Considering that, I wasn't surprised by last week's story about the show being chased out of Argentina, simply because, deep down, I expect nothing less than for Clarkson, Hammond and May to antagonize any country that's lost a war with the UK. I suspected things in this particular case were being blown out of proportion, and that it was simply a ploy for good television, of which TG's Christmas Specials always seem to deliver (India aside). After all, this is a show that's never shied away from manufacturing entertaining TV.

Based on Clarkson's telling in last weekend's Sunday Times column, though, this latest fiasco was anything but staged. Scroll down below for the rest of the story.
While initial reports pointed towards the license plate of Clarkson's Porsche 928 as the source of the furor, the TV host reports that the "H982 FKL" plate, which apparently reads 1982 Falklands if you squint, came with the car and that a Twitter follower pointed out the potential issue while the hosts were still in Chile.
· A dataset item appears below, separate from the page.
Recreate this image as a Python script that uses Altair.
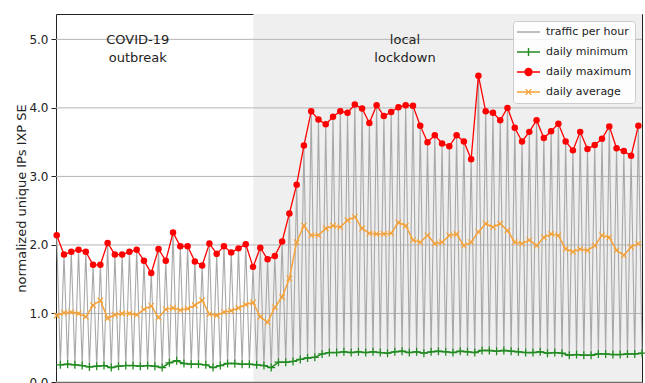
import altair as alt
import pandas as pd

# ---- values per day (day 0 = first day of the window) ----
DAYS = list(range(81))

DAILY_MAX = [
    2.14, 1.86, 1.90, 1.93, 1.90, 1.71, 1.71, 2.03, 1.86, 1.86,
    1.90, 1.93, 1.77, 1.59, 1.94, 1.77, 2.18, 1.98, 1.98, 1.76,
    1.70, 2.02, 1.87, 1.98, 1.89, 1.95, 2.01, 1.68, 1.96, 1.79,
    1.84, 2.05, 2.46, 2.88, 3.45, 3.95, 3.83, 3.76, 3.87, 3.95,
    3.93, 4.05, 3.99, 3.78, 4.04, 3.88, 3.94, 4.01, 4.04, 4.03,
    3.74, 3.50, 3.60, 3.48, 3.44, 3.60, 3.51, 3.25, 4.47, 3.95,
    3.93, 3.82, 4.00, 3.71, 3.51, 3.65, 3.82, 3.56, 3.66, 3.77,
    3.51, 3.38, 3.65, 3.40, 3.46, 3.55, 3.73, 3.41, 3.37, 3.30,
    3.74,
]

DAILY_MIN = [
    0.25, 0.26, 0.25, 0.24, 0.22, 0.23, 0.24, 0.21, 0.23, 0.24,
    0.24, 0.23, 0.24, 0.23, 0.21, 0.28, 0.31, 0.27, 0.26, 0.26,
    0.25, 0.21, 0.24, 0.27, 0.27, 0.26, 0.26, 0.25, 0.24, 0.21,
    0.29, 0.29, 0.30, 0.33, 0.35, 0.36, 0.41, 0.43, 0.43, 0.44,
    0.43, 0.44, 0.43, 0.44, 0.43, 0.42, 0.44, 0.45, 0.43, 0.44,
    0.42, 0.44, 0.45, 0.44, 0.43, 0.45, 0.44, 0.43, 0.46, 0.46,
    0.45, 0.46, 0.45, 0.44, 0.43, 0.43, 0.44, 0.42, 0.43, 0.42,
    0.39, 0.40, 0.39, 0.39, 0.41, 0.41, 0.40, 0.40, 0.41, 0.41,
    0.42,
]

DAILY_AVG = [
    0.97, 1.01, 1.02, 1.00, 0.95, 1.12, 1.19, 0.93, 0.98, 1.00,
    1.00, 0.98, 1.06, 1.11, 0.94, 1.06, 1.08, 1.05, 1.07, 1.12,
    1.19, 0.99, 0.97, 1.02, 1.04, 1.08, 1.13, 1.16, 0.95, 0.87,
    1.09, 1.24, 1.51, 2.04, 2.28, 2.14, 2.14, 2.24, 2.28, 2.26,
    2.36, 2.41, 2.24, 2.17, 2.16, 2.16, 2.17, 2.33, 2.28, 2.07,
    2.04, 2.14, 2.02, 2.04, 2.14, 2.16, 1.99, 2.04, 2.19, 2.31,
    2.26, 2.31, 2.21, 2.04, 2.02, 2.07, 1.99, 2.11, 2.16, 2.14,
    1.94, 1.90, 1.94, 1.92, 1.99, 2.14, 2.11, 1.92, 1.85, 1.97,
    2.02,
]

SERIES = ["traffic per hour", "daily minimum", "daily maximum", "daily average"]
SERIES_COLORS = ["#a8a8a8", "#228b22", "#ff0000", "#f5a33a"]

Y_TICKS = [0, 1, 2, 3, 4, 5]
X_TICKS = [6, 13, 20, 27, 34, 41, 48, 55, 62, 69, 76]
X_RANGE = [-0.1, 80.5]
Y_RANGE = [0, 5.37]

LOCKDOWN_START = 27.05
ANNOTATIONS = ["COVID-19\noutbreak", "local\nlockdown"]
ANNOTATION_DAYS = [11.15, 47.9]
ANNOTATION_Y = 5.08

# ---- tables ----
daily = pd.DataFrame({"day": DAYS, "max": DAILY_MAX, "min": DAILY_MIN, "avg": DAILY_AVG})
daily["min_t"] = daily["day"] + 0.5

# hourly curve: each day peaks at its maximum and falls to its minimum
traffic_t, traffic_v = [], []
for d, hi, lo in zip(DAYS, DAILY_MAX, DAILY_MIN):
    traffic_t += [d, d + 0.5]
    traffic_v += [hi, lo]
traffic = pd.DataFrame({"t": traffic_t, "v": traffic_v})

shade = pd.DataFrame({"start": [LOCKDOWN_START], "end": [X_RANGE[1]]})
grid = pd.DataFrame({"v": Y_TICKS})
notes = pd.DataFrame({"day": ANNOTATION_DAYS, "label": ANNOTATIONS, "y": [ANNOTATION_Y] * 2})

FONT = "DejaVu Sans"
INK = "#222222"

xs = alt.Scale(domain=X_RANGE, nice=False, zero=False)
ys = alt.Scale(domain=Y_RANGE, nice=False, zero=False)

x_axis = alt.Axis(values=X_TICKS, labels=False, grid=False, domain=False,
                  tickSize=5, tickColor=INK, title=None)
y_axis = alt.Axis(values=Y_TICKS, format=".1f", grid=False, domain=False,
                  tickSize=5, tickColor=INK, labelFont=FONT, labelFontSize=12,
                  labelColor=INK, labelPadding=3, labelFlush=False,
                  title="normalized unique IPs IXP SE", titleFont=FONT,
                  titleFontSize=13, titleFontWeight="normal", titleColor=INK,
                  titlePadding=0)

base_x = lambda f: alt.X(f, scale=xs, axis=x_axis)
base_y = lambda f: alt.Y(f, scale=ys, axis=y_axis)

shade_layer = alt.Chart(shade).mark_rect(color="#efefef").encode(
    x=base_x("start:Q"), x2="end:Q",
    y=alt.datum(Y_RANGE[0]), y2=alt.datum(Y_RANGE[1]),
)

grid_layer = alt.Chart(grid).mark_rule(color="#b4b4b4", strokeWidth=1).encode(
    y=base_y("v:Q"),
)

traffic_layer = alt.Chart(traffic).mark_line(color=SERIES_COLORS[0], strokeWidth=1.1).encode(
    x=base_x("t:Q"), y=base_y("v:Q"),
)

PLUS = "M-1,0L1,0M0,-1L0,1"
CROSS = "M-1,-1L1,1M-1,1L1,-1"

min_layer = alt.Chart(daily).mark_line(
    color=SERIES_COLORS[1], strokeWidth=1.5,
    point=alt.OverlayMarkDef(shape=PLUS, size=64, filled=False,
                             color=SERIES_COLORS[1], strokeWidth=1.3),
).encode(x=base_x("min_t:Q"), y=base_y("min:Q"))

max_layer = alt.Chart(daily).mark_line(
    color=SERIES_COLORS[2], strokeWidth=1.3,
    point=alt.OverlayMarkDef(filled=True, size=42, color=SERIES_COLORS[2], opacity=1),
).encode(x=base_x("day:Q"), y=base_y("max:Q"))

avg_layer = alt.Chart(daily).mark_line(
    color=SERIES_COLORS[3], strokeWidth=1.5,
    point=alt.OverlayMarkDef(shape=CROSS, size=30, filled=False,
                             color=SERIES_COLORS[3], strokeWidth=1.2),
).encode(x=base_x("day:Q"), y=base_y("avg:Q"))

note_layer = alt.Chart(notes).mark_text(
    align="center", baseline="top", font=FONT, fontSize=13, lineHeight=18,
    color=INK, lineBreak="\n",
).encode(x=base_x("day:Q"), y=base_y("y:Q"), text="label:N")

# legend symbols: line with the marker of each series
LEGEND_PATHS = [
    "M-1,0L1,0",
    "M-1,0L1,0M0,-0.35L0,0.35",
    "M-1,0L1,0M-0.3,0A0.3,0.3,0,1,1,0.3,0A0.3,0.3,0,1,1,-0.3,0Z",
    "M-1,0L1,0M-0.25,-0.25L0.25,0.25M-0.25,0.25L0.25,-0.25",
]

legend = alt.Legend(
    title=None, orient="top-right", offset=7, padding=3,
    fillColor="rgba(255,255,255,0.85)", strokeColor="#cccccc", cornerRadius=3,
    symbolSize=529, symbolStrokeWidth=1.4, clipHeight=16, rowPadding=4,
    symbolOpacity=1,
    labelFont=FONT, labelFontSize=11, labelColor=INK, labelOffset=5,
)

series_scale = alt.Scale(domain=SERIES, range=SERIES_COLORS)

legend_layer = alt.Chart(pd.DataFrame({"series": SERIES})).mark_point(
    filled=True, clip=True, opacity=1,
).encode(
    x=alt.value(-40), y=alt.value(-40),
    color=alt.Color("series:N", scale=series_scale, legend=legend),
    stroke=alt.Stroke("series:N", scale=series_scale, legend=legend),
    shape=alt.Shape("series:N", scale=alt.Scale(domain=SERIES, range=LEGEND_PATHS), legend=legend),
)

chart = alt.layer(
    shade_layer, grid_layer, traffic_layer, min_layer, max_layer, avg_layer,
    note_layer, legend_layer,
).properties(
    width=586, height=368,
    autosize=alt.AutoSizeParams(type="none"),
    padding={"left": 56, "top": 14, "right": 3, "bottom": 1},
    background="white",
).configure_view(stroke=INK, strokeWidth=1)

chart.save("out.html", embed_options={"renderer": "svg", "actions": False})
"When we arrived in Tierra del Fuego the car had no plate at all on the front and a meaningless jumble of letters and numbers on the back. And no, it wasn't W3WON. Which it would have been if I'd been trying to ruffle feathers," Clarkson wrote in the Times.

"Some protesters had arrived and were keen to let everyone know they were unhappy with our visit," Clarkson wrote of the initial problems. "They were angry. They said that they were not violent but that a group of men from the local truckers' trade union were on their way. And that when they arrived things would definitely turn nasty. Our local fixers advised that we stop filming immediately, leave the cars on the gradients and go to a nearby hotel."

"Plainly they had given us permission to visit simply so they could make political capital from ejecting us when we arrived." – Jeremy Clarkson

The team did just that, but were confronted at their hotel by "a gang of people," that were allegedly veterans of the war, which ended 32 years ago, although according to JC, this "seemed unlikely as most were in their twenties and thirties."

The mob went through the hotel looking for the trio of hosts, who Clarkson willingly admits were hiding under a bed in a crew member's room. He then goes on to allege that the entire bit with the protesters and mobs was a staged political power play. "Government officials then stepped in saying we were no longer welcome in the city, that our safety could not be guaranteed and that we needed to leave Argentina immediately. Plainly they had given us permission to visit simply so they could make political capital from ejecting us when we arrived."

While the hosts and the female cast members managed to escape and get back to Buenos Aires, where they then caught a flight back to Great Britain, according to Clarkson, 29 crew members were forced to trek through "ambushes" in order to reach the safety of Chile.

Clarkson ends, in a very Clarkson-like manner, by thanking "politicians and their rent-a-mob cohorts," for an even better ending to this year's Christmas Special. We can't wait to see it.